Но проблема не в тугоухости, а в «мизологии» — ненависти к словам (антоним слова «филология»). В ОСА этому термину приписываются другие значения, но Толкин, использовав его в своем «Прощальном обращении к Оксфордскому университету», наделил его именно этим смыслом. «Прощальное обращение» — узкопрофессиональный текст, обращенный к ограниченной аудитории, но в нем подведены итоги большей части ученого и преподавательского опыта Толкина. В 1959 году у него было за плечами тридцать девять лет работы университетским преподавателем, и все эти тридцать девять лет были заполнены борьбой между «лит.» и «яз.», которую он когда–то так надеялся угасить. Немудрено, что под конец он не мог не испытывать известной горечи. Он не считал «мизологов» ни тупицами, ни невежами, но ему было «огорчительно видеть, что некоторые профессионалы полагают собственные тупость и невежество за общечеловеческую норму, за меру добра. Невольно приходишь в ярость, когда видишь, как они пытаются навязать собственную умственную ограниченность молодому поколению, отбивая охоту к строгой филологии у тех, кого к ней тянет, и подбивая тех, у кого нет этого интереса, уверовать в то, что этот их недостаток украшает их печатью умственного превосходства»[500].
Короче говоря, строгая филология — дисциплина вполне естественная и необходимая, но там, где у власти стоят «мизологи», поднимающие на щит взгляды Элиота, Тойнби или Уилсона под соусом авторитета и престижа «современной литературы», положение вещей может исказиться. В результате потери несут обе стороны, и возникает ситуация, которую Толкин не церемонясь обозвал «апартеидом». Ему оставалось одно — покинуть «основной фарватер» и попытаться пробиться к неиспорченной аудитории, читающей книги просто для собственного удовольствия.

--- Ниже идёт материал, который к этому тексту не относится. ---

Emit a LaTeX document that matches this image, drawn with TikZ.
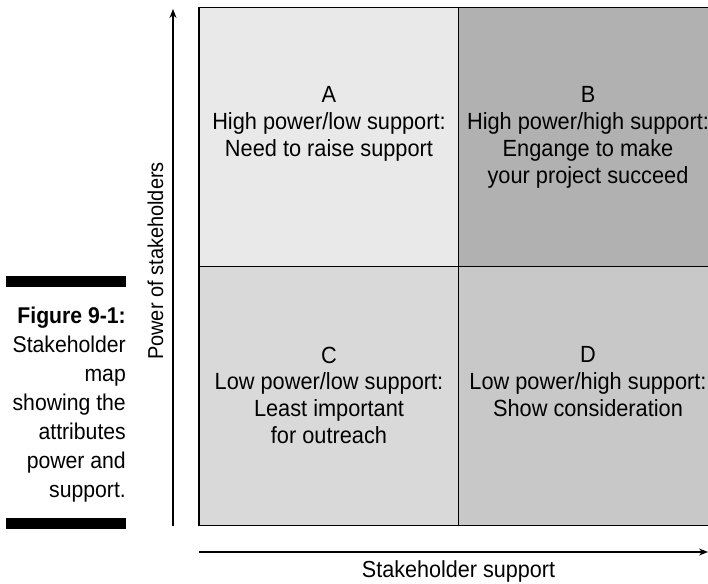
\documentclass[tikz,border=0pt]{standalone}
\usepackage{fontspec}
\setmainfont{Liberation Sans}[FakeStretch=0.93]
\usetikzlibrary{arrows.meta}
\definecolor{qAcol}{gray}{0.914}
\definecolor{qBcol}{gray}{0.694}
\definecolor{qCcol}{gray}{0.851}
\definecolor{qDcol}{gray}{0.784}
\begin{document}
\begin{tikzpicture}[x=1pt,y=-1pt,
  quad/.style={draw=black, line width=1.3pt, rectangle, inner sep=0pt, outer sep=0pt,
    minimum width=259.5pt, minimum height=259pt, anchor=north west},
  qtext/.style={align=center, anchor=north, inner sep=0pt, font=\fontsize{23.4}{26.8}\selectfont},
  axlabel/.style={anchor=base, inner sep=0pt},
  axis/.style={line width=1.2pt, -{Stealth[length=9pt,width=7pt]}},
  bar/.style={fill=black, draw=none}
]
\useasboundingbox (0,0) rectangle (708,583);
% quadrants
\node[quad, fill=qAcol] (qa) at (199,7.5) {};
\node[quad, fill=qBcol] (qb) at (458.5,7.5) {};
\node[quad, fill=qCcol] (qc) at (199,266.5) {};
\node[quad, fill=qDcol] (qd) at (458.5,266.5) {};
% quadrant texts
\node[qtext] (ta) at (329,86.5) {A\\High power/low support:\\Need to raise support};
\node[qtext] (tb) at (588,86.5) {B\\High power/high support:\\Engange to make\\your project succeed};
\node[qtext] (tc) at (329,346.5) {C\\Low power/low support:\\Least important\\for outreach};
\node[qtext] (td) at (588,346.5) {D\\Low power/high support:\\Show consideration};
% axes
\coordinate (vstart) at (173,525.5);
\coordinate (vend) at (173,9);
\coordinate (hstart) at (199,552);
\coordinate (hend) at (708,552);
\draw[axis] (vstart) -- (vend);
\draw[axis] (hstart) -- (hend);
\node[axlabel, rotate=90, font=\fontsize{21.5}{26}\selectfont] (ylab) at (163,261) {Power of stakeholders};
\node[axlabel, font=\fontsize{23.2}{27}\selectfont] (xlab) at (458.5,577.5) {Stakeholder support};
% caption
\fill[bar] (6,276) rectangle (126,286.5);
\fill[bar] (6,518) rectangle (126,529);
\node[align=right, anchor=north east, inner sep=0pt,
  font=\fontsize{22.8}{29.1}\selectfont] (cap) at (126,306.5)
  {\textbf{Figure 9-1:}\\Stakeholder\\map\\showing the\\attributes\\power and\\support.};
\end{tikzpicture}
\end{document}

Ему это удалось, и его успех наглядно показывает, что он был прав, утверждая, что нет ничего естественнее строгой филологии. Не ошибался он и в отношении того, что имена, слова и «лингвистические стили» могут представлять интерес для читателей. В более же широком смысле он был совершенно прав и тогда, когда говорил, что строгая филология «добывает и представляет вниманию любителей поэзии и истории подлинные фрагменты благородного прошлого, которое без участия филологии никогда не воскресло бы и навеки осталось погружено во мрак»(444), иными словами — филология адресуется и к современности. Не понимаю, как можно не видеть, что Толкин небывало обогатил восприятие (языковое) своей аудитории, расширил круг ее симпатий (пробудив в ней новый интерес к дисциплине, к героике, к проблеме наркотиков, к самопожертвованию…). Но я думаю, что истинный любитель литературы увидит главную пользу его книг в том, каким именно способом он показал, что налагаемые словами ограничения могут порождать мощные творческие импульсы. Разумеется, эти ограничения непредсказуемы, но они отнюдь не хаотичны и не бессмысленны. Они несут в себе эхо «подлинной истории» и свидетельство о «подлинности человеческой природы», а также рассказывают о том, как откликаются люди на окружающий их мир. Фаулер, *saru–man, «бледное золото», Quickbeatn[501]: каждое из этих слов порождает понятие, а понятие, в свою очередь, порождает историю. В книге Джона Ливингстона Лоуэса «Дорога в Ксанаду» (вышедшее в 1927 году исследование творчества Кольриджа[502] и «путей воображения» как таковых («Одной книги в таком роде вполне достаточно», — сказал о ней сухо Т. С. Элиот)) говорится о «зацепках и глазках» памяти, которые служат проводниками к «самому источнику творческой энергии»[503]. Если Лоуэс в чем и был неправ, так в том, что мыслил слишком пассивно. Слова — древние слова — не нуждаются ни в каких «зацепках» друг за друга, чтобы из них получилось что–то осмысленное. Они обладают собственной энергией и тяготеют к своим исконным связям. Внимание к словам и сотрудничество с ними — ничуть не худшие проводники для художника, чем обращение в глубины себя, к бессловесному.